When Dori Beck enrolled in Performance Innovations, led by Colorado Academy teachers Sean Gallop and Steve Scherer, she expected to be able to express her personal artistry and use Colorado Academy’s Innovation and Computer Science Labs to create and showcase performance art. By the third trimester in 2020, she was looking forward to the course’s capstone project, when students learn to program in Python and become proficient in robotics as they create CA’s version of the interactive art experience Meow Wolf.
Beck envisioned a project with hanging walls, showing how technology both brings people together and drives people apart. But when the COVID-19 pandemic struck, CA transitioned to remote learning immediately after Spring Break and all her plans had to be scrapped.
“I was sad,” Beck says. “I was looking forward to putting my final project together and doing normal school activities. But our teachers immediately changed the entire scope of the class and the projects we were doing.”
‘Miss one semi-colon!’
Working with Gallop, Beck started brainstorming ways she might illustrate how coronavirus spreads, comparing contagion in different states. She acknowledges that she had had “some exposure” to computer science in Middle School, but this was the first formal computer science course she had taken. Studying the Johns Hopkins coronavirus map, tracking coronavirus data published in the New York Times, and learning a visual Java-based language called Processing with the help of Mr. Gallop, she wrote code to animate how coronavirus spread, county by county, in four states: Colorado (see video above), Michigan, Washington, and Connecticut.
“After we transitioned to remote learning, Dori was one of several students in the class who really stepped up to learn advanced programming skills so they could work independently,” Gallop says. “In response to these students’ interests, we developed a five-week intensive class in Processing so they could fulfil their goals—in Dori’s case showing how dangerous this virus is.”
Beck says she loved learning how “computer science can be used in so many different ways,” forcing her to “change my thinking to make it effective for computer science.”
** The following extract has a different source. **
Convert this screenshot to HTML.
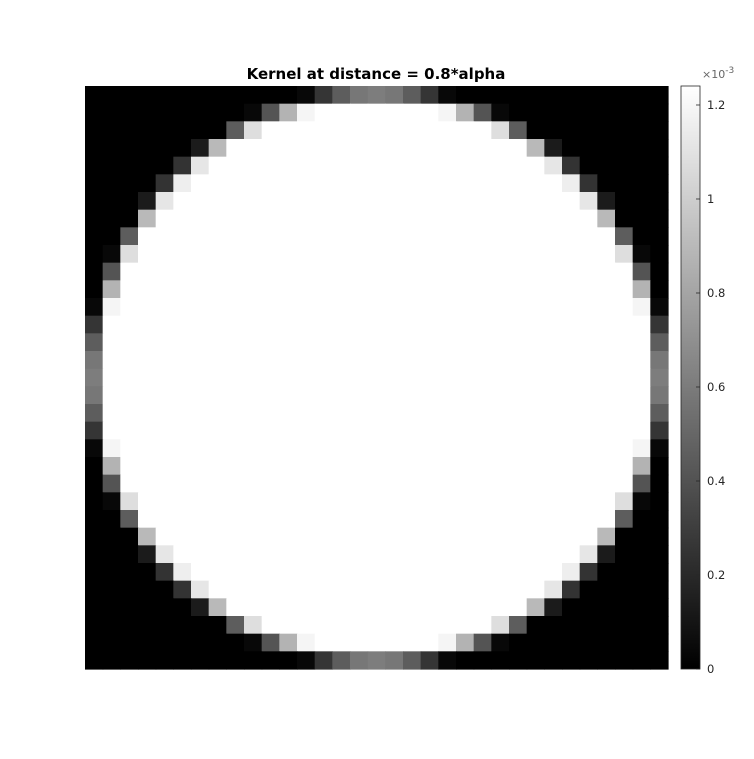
<!DOCTYPE html>
<html><head><meta charset="utf-8"><style>
html,body{margin:0;padding:0;background:#fff}
svg text{font-family:"DejaVu Sans","Liberation Sans",sans-serif}
</style></head><body>
<svg id="chart" width="754" height="754" viewBox="0 0 754 754" xmlns="http://www.w3.org/2000/svg">
<rect width="754" height="754" fill="#fff"/>
<text x="376" y="79" text-anchor="middle" font-size="15" font-weight="bold" fill="#000">Kernel at distance = 0.8*alpha</text>
<g id="cells"></g>
<defs><linearGradient id="cbgrad" x1="0" y1="1" x2="0" y2="0"><stop offset="0" stop-color="#000"/><stop offset="1" stop-color="#fff"/></linearGradient></defs>
<rect x="681" y="86" width="19" height="583" fill="url(#cbgrad)" stroke="#262626" stroke-width="0.8"/>
<g id="cbticks"></g>
<text x="702" y="78" font-size="11" fill="#666">×10<tspan dy="-5" font-size="9">-3</tspan></text>
</svg>
<script>
// Top-left quadrant of the kernel (17x17), values in units of 1e-3; rest by symmetry
const vMax = 1.2404;
const quadrantRows = [
 [0,0,0,0,0,0,0,0,0,0,0,0,0.04,0.26,0.45,0.58,0.61],
 [0,0,0,0,0,0,0,0,0,0.04,0.41,0.87,1.19,1.24,1.24,1.24,1.24],
 [0,0,0,0,0,0,0,0,0.45,1.08,1.24,1.24,1.24,1.24,1.24,1.24,1.24],
 [0,0,0,0,0,0,0.13,0.90,1.24,1.24,1.24,1.24,1.24,1.24,1.24,1.24,1.24],
 [0,0,0,0,0,0.25,1.12,1.24,1.24,1.24,1.24,1.24,1.24,1.24,1.24,1.24,1.24],
 [0,0,0,0,0.25,1.16,1.24,1.24,1.24,1.24,1.24,1.24,1.24,1.24,1.24,1.24,1.24],
 [0,0,0,0.13,1.12,1.24,1.24,1.24,1.24,1.24,1.24,1.24,1.24,1.24,1.24,1.24,1.24],
 [0,0,0,0.90,1.24,1.24,1.24,1.24,1.24,1.24,1.24,1.24,1.24,1.24,1.24,1.24,1.24],
 [0,0,0.45,1.24,1.24,1.24,1.24,1.24,1.24,1.24,1.24,1.24,1.24,1.24,1.24,1.24,1.24],
 [0,0.04,1.08,1.24,1.24,1.24,1.24,1.24,1.24,1.24,1.24,1.24,1.24,1.24,1.24,1.24,1.24],
 [0,0.41,1.24,1.24,1.24,1.24,1.24,1.24,1.24,1.24,1.24,1.24,1.24,1.24,1.24,1.24,1.24],
 [0,0.87,1.24,1.24,1.24,1.24,1.24,1.24,1.24,1.24,1.24,1.24,1.24,1.24,1.24,1.24,1.24],
 [0.04,1.19,1.24,1.24,1.24,1.24,1.24,1.24,1.24,1.24,1.24,1.24,1.24,1.24,1.24,1.24,1.24],
 [0.26,1.24,1.24,1.24,1.24,1.24,1.24,1.24,1.24,1.24,1.24,1.24,1.24,1.24,1.24,1.24,1.24],
 [0.45,1.24,1.24,1.24,1.24,1.24,1.24,1.24,1.24,1.24,1.24,1.24,1.24,1.24,1.24,1.24,1.24],
 [0.58,1.24,1.24,1.24,1.24,1.24,1.24,1.24,1.24,1.24,1.24,1.24,1.24,1.24,1.24,1.24,1.24],
 [0.61,1.24,1.24,1.24,1.24,1.24,1.24,1.24,1.24,1.24,1.24,1.24,1.24,1.24,1.24,1.24,1.24]
];
const cbTickValues = [0, 0.2, 0.4, 0.6, 0.8, 1, 1.2];
const cbTickLabels = ["0", "0.2", "0.4", "0.6", "0.8", "1", "1.2"];

const N = 2 * (quadrantRows.length - 1) + 1;
const plotX = 85, plotY = 86, plotW = 583, plotH = 583;
const cw = plotW / N, ch = plotH / N;
function xScale(c){ return plotX + c * cw; }
function yScale(r){ return plotY + r * ch; }
function cbScale(v){ return 669 - v / vMax * 583; }
function gray(v){ const g = Math.round(Math.max(0, Math.min(1, v / vMax)) * 255); return `rgb(${g},${g},${g})`; }
const NS = "http://www.w3.org/2000/svg";
const cells = document.getElementById("cells");
const h = quadrantRows.length - 1;
for (let r = 0; r < N; r++) {
  for (let c = 0; c < N; c++) {
    const qr = r <= h ? r : N - 1 - r;
    const qc = c <= h ? c : N - 1 - c;
    const v = quadrantRows[qr][qc];
    const rect = document.createElementNS(NS, "rect");
    
    
    rect.setAttribute("x", xScale(c));
    rect.setAttribute("y", yScale(r));
    rect.setAttribute("width", cw + 0.6);
    rect.setAttribute("height", ch + 0.6);
    rect.setAttribute("fill", gray(v));
    cells.appendChild(rect);
  }
}
const cbt = document.getElementById("cbticks");
cbTickValues.forEach((v, i) => {
  const y = cbScale(v);
  const l1 = document.createElementNS(NS, "line");
  
  
  l1.setAttribute("x1", 696); l1.setAttribute("x2", 700);
  l1.setAttribute("y1", y); l1.setAttribute("y2", y);
  l1.setAttribute("stroke", "#262626"); l1.setAttribute("stroke-width", "0.8");
  cbt.appendChild(l1);
  const t = document.createElementNS(NS, "text");
  
  
  t.setAttribute("x", 707); t.setAttribute("y", y + 4);
  t.setAttribute("font-size", "11.5"); t.setAttribute("fill", "#262626");
  t.textContent = cbTickLabels[i];
  cbt.appendChild(t);
});
</script>
</body></html>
“Miss one semicolon and your code will not work,” she says. “You can’t just type and hope for the best!”
But when it does work? “It was so exciting,” she says. “I would run around with my computer and show my entire family.”
Living the mission statement
Beck says her project taught her about the impact of coronavirus in different states. “Every state was both different but also similar,” she says.
She learned that states were similar in that the disease often hit an urban area first and then spread to less populated counties. They were different in the pace at which the virus spread, with some states starting slowly, only to experience an explosion of cases later. Other states experienced explosive growth which then slowed.
At the same time Beck was learning, so was her teacher. Sean Gallop now believes that programming may best be taught by first identifying what specific goals students want to accomplish and then learning the programming language to achieve results—rather than starting with learning principles of programming with no goal in mind. Instead of reducing learning opportunities, he says, pivoting to remote learning turned out to be “invigorating for me as a teacher, because the students were highly motivated.”
“The students learned to work independently and hit the cover off the ball in this course,” Gallop says. “They lived our mission statement—showing collaboration, kindness, perseverance, and creativity.”
As for Beck, she’s looking forward to returning to CA for the 2020-2021 school year—when she plans to take AP Computer Science A.